» **EXERCISE PROMPT**
Go through the entries below and pick out every line with "this".

BEGIN SUPPLIED MATERIAL

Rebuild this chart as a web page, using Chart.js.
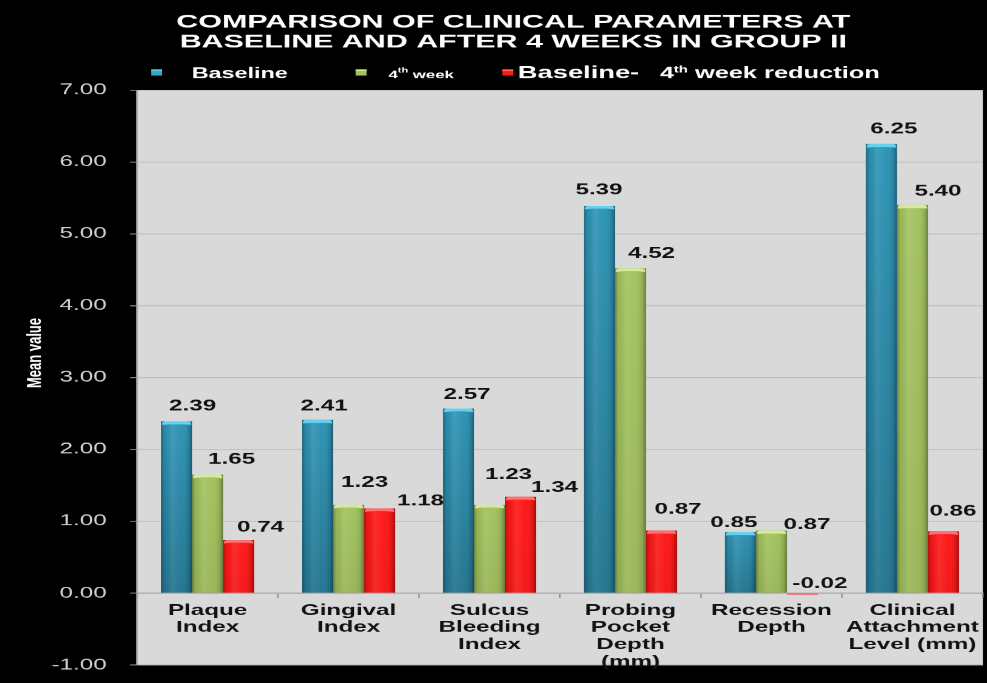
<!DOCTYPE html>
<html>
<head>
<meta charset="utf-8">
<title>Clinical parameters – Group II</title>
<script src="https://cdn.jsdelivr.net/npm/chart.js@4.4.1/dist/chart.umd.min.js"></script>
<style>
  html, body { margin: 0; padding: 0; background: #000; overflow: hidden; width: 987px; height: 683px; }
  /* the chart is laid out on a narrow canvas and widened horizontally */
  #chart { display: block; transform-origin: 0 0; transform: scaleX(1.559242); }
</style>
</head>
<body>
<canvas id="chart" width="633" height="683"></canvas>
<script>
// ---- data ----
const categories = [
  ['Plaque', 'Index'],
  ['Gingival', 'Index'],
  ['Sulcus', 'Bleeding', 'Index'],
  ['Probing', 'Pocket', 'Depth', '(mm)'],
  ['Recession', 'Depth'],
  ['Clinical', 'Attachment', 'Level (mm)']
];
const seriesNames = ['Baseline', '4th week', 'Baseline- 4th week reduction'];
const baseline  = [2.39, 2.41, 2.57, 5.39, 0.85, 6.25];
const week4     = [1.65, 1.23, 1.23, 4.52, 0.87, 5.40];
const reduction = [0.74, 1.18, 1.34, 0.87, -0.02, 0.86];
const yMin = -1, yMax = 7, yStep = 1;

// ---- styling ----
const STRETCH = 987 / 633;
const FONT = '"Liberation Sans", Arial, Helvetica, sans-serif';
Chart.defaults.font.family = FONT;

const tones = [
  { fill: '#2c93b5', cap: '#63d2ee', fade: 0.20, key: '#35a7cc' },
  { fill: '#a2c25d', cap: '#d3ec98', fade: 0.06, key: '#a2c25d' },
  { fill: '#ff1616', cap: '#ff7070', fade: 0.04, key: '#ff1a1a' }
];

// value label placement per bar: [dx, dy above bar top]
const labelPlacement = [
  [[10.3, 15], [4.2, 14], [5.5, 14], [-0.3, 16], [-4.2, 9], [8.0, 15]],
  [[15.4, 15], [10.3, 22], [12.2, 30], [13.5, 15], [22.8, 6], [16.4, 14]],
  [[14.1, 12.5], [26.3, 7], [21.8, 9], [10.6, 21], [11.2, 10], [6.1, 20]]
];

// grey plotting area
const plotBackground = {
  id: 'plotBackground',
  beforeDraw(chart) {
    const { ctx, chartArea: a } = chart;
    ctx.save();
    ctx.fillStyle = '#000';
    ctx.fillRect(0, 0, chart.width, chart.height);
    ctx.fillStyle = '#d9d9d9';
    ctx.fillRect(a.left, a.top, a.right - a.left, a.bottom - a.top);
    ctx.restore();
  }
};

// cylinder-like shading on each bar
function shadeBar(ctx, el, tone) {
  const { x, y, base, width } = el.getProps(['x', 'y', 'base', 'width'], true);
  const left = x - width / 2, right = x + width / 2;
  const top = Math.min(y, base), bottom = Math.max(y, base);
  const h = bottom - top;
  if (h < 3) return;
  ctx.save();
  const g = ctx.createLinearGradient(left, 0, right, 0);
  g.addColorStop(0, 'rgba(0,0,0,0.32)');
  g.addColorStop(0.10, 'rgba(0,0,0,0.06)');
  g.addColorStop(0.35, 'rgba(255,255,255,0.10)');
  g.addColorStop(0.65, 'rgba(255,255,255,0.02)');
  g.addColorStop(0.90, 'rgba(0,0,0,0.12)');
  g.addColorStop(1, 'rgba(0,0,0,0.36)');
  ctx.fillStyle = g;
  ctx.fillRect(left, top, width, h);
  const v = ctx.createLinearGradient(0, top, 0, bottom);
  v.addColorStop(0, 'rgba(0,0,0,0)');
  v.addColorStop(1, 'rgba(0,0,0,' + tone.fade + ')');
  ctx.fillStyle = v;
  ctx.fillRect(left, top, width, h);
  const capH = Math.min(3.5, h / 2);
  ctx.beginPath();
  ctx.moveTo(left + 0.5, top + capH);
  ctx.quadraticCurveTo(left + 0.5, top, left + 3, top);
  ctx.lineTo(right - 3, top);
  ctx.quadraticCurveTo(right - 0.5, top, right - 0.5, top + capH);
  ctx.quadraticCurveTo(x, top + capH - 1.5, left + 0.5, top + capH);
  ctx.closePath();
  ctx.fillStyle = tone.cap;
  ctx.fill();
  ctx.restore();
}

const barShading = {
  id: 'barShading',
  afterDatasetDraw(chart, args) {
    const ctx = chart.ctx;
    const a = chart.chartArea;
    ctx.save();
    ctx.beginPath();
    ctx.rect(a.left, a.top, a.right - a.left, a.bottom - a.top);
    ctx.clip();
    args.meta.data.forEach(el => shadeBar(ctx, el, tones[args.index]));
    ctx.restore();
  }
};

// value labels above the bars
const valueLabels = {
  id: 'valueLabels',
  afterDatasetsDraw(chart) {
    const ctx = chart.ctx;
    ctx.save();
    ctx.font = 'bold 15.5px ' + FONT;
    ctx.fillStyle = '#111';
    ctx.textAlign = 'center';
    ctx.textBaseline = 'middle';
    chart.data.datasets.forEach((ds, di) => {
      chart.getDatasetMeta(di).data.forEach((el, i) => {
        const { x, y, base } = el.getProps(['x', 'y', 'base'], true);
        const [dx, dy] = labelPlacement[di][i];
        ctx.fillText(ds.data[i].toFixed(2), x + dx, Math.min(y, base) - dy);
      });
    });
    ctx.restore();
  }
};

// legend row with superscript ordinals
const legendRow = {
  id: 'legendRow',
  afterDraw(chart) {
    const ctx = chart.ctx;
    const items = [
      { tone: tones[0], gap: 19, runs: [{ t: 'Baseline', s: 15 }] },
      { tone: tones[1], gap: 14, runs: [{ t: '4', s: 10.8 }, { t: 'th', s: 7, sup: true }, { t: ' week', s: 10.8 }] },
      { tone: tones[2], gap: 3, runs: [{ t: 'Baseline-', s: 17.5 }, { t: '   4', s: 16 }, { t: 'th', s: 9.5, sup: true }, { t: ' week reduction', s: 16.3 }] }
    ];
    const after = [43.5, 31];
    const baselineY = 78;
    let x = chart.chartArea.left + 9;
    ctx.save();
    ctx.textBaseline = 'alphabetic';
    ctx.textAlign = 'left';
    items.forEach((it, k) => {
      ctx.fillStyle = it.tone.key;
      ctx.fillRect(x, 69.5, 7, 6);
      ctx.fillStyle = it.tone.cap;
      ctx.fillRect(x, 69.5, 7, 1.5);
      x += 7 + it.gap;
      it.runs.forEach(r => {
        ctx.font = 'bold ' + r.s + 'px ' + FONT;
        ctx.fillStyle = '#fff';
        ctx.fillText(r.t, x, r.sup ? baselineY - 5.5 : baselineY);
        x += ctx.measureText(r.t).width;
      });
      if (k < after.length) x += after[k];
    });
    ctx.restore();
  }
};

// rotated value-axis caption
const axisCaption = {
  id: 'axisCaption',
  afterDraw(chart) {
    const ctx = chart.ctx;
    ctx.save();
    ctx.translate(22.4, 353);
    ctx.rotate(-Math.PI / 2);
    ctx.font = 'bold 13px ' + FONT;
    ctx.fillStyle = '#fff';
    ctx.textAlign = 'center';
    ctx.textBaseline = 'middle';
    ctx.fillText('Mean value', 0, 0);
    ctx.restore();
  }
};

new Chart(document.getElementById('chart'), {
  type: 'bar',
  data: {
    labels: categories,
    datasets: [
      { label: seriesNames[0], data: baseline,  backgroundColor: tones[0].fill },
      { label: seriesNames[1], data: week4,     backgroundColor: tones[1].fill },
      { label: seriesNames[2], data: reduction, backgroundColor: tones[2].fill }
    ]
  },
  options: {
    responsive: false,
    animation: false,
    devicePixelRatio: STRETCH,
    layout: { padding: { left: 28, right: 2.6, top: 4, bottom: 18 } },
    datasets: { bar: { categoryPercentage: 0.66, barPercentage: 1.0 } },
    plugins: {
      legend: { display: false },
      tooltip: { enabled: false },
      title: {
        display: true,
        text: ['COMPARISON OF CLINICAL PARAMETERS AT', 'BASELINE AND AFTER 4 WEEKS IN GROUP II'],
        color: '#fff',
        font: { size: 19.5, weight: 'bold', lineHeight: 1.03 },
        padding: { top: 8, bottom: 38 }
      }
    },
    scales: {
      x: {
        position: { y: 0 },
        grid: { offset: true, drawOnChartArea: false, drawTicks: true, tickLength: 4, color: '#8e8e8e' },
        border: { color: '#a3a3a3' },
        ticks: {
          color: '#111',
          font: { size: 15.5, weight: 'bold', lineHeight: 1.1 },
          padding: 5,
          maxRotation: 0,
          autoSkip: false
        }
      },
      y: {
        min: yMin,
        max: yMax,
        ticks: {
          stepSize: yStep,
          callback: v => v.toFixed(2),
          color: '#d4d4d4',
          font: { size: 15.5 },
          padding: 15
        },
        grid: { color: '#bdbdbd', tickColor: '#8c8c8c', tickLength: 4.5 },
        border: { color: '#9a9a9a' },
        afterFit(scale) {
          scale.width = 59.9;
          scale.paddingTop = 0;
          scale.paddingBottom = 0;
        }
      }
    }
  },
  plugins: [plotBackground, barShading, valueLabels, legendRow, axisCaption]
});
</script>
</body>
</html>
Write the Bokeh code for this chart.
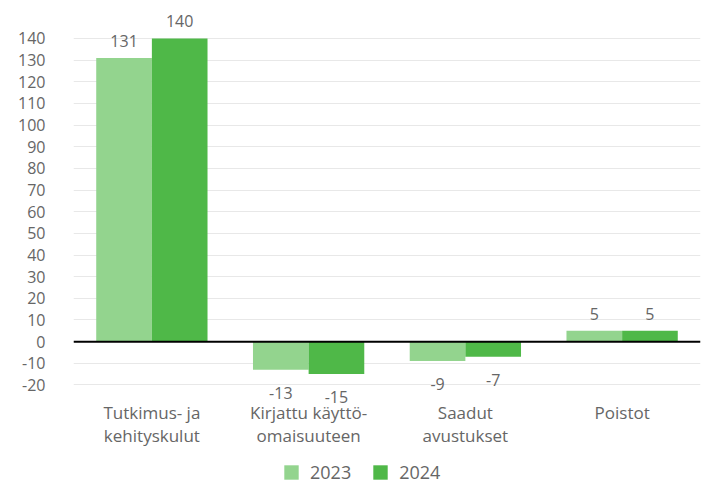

END SUPPLIED MATERIAL

» **THE SOLUTION**
Rebuild this chart as a web page, using Chart.js.
Write the Bokeh code for this chart.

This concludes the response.